Paper or plastic?

This item appears on page 55 of the February 2013 issue.

Tell ITN about the funniest thing that ever happened to you while traveling in a foreign country. (ITN prints no info on destinations in the United States.) There are no restrictions on length. The ITN staff will choose each month’s winner, who will receive a free one-year subscription to ITN. Entries not chosen cannot be acknowledged.

This month’s winner is GLORIA HELMUTH of Tulsa, OK:

My husband, Ed, and I visited the Arabian Gulf area in November 2012. Upon first arriving at the Doha, Qatar, airport, we entered the queue to go through the Immigration line. As we handed the clerk our passports, she looked at our faces to match them with our photos, then asked, “Do you have a visa?”

“No, we need to buy one,” we responded.

She repeated the question as though she didn’t hear our answer, and we again replied, “No, we need to buy one.”

After asking a third time, with the same answer, she looked around for help, summoned a young man to the counter and spoke to him in Arabic. He turned to us and asked, “Do you have a vee-sa?”

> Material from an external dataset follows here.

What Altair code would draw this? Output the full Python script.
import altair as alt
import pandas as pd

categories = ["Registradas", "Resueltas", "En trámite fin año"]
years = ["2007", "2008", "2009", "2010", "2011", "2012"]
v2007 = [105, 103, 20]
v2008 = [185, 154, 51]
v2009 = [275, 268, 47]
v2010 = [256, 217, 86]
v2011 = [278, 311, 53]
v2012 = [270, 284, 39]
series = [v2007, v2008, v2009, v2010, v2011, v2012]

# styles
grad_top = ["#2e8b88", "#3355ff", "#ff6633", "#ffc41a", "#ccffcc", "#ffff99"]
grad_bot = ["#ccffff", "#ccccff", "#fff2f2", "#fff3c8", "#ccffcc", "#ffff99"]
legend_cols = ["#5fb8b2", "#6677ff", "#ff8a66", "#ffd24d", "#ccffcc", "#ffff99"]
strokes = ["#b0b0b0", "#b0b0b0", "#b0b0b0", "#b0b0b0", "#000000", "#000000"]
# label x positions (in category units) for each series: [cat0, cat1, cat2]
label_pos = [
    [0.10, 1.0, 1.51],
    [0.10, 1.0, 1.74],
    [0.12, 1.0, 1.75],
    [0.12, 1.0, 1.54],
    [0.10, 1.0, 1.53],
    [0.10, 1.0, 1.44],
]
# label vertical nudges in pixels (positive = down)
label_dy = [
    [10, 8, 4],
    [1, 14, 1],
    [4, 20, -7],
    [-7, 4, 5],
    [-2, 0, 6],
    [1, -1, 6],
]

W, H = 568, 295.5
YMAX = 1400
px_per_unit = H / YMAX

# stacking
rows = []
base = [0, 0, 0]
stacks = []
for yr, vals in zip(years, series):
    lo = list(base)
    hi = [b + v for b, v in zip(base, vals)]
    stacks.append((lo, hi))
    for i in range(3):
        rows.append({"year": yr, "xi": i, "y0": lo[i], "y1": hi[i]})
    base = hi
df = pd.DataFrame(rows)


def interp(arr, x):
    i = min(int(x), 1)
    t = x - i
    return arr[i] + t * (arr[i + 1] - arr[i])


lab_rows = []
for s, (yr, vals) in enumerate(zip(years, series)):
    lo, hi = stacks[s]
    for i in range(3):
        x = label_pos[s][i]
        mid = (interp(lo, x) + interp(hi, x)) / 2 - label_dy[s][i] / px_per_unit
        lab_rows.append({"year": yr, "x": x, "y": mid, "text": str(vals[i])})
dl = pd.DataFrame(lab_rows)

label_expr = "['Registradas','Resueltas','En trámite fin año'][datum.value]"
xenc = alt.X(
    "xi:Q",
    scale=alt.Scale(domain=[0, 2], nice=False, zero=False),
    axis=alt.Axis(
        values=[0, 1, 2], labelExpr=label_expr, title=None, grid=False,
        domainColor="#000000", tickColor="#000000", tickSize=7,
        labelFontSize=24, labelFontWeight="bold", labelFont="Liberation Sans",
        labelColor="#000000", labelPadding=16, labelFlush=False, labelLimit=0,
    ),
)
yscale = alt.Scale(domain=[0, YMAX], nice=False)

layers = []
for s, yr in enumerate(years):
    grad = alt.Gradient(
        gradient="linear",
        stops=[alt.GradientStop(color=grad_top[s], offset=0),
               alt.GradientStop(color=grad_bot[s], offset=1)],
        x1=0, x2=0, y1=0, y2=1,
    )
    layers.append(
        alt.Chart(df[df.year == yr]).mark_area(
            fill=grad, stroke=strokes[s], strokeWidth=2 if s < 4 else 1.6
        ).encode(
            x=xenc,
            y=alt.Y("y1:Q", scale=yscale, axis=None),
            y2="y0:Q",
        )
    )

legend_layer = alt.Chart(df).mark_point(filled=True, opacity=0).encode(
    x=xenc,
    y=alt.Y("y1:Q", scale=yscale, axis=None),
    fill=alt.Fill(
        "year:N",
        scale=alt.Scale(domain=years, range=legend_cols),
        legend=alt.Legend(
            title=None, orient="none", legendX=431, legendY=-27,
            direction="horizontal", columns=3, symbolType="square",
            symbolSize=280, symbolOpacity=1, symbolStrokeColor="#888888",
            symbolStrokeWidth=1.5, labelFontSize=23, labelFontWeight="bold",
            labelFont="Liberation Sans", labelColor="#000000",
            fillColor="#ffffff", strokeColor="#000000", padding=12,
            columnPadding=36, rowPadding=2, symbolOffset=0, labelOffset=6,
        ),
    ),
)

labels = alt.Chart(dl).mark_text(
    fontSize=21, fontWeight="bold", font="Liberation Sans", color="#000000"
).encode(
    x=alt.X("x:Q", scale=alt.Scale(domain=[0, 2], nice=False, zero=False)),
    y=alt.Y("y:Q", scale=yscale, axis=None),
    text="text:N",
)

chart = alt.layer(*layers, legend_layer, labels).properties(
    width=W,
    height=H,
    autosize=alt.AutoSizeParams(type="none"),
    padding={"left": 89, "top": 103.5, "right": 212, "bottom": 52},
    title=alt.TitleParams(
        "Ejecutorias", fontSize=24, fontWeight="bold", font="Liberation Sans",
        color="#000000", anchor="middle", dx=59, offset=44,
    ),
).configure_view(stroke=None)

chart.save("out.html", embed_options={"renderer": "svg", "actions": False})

From the manner in which he pronounced “visa,” this time I answered, “Do you mean a Visa credit card?”

He nodded his head, and I asked, “Would a MasterCard work?”

He nodded again and, in about three minutes, visas for our stay in Qatar were stamped into our passports.

The moral of this story — in parts of the Arabic world, “visa” may be the generic word for “credit card.”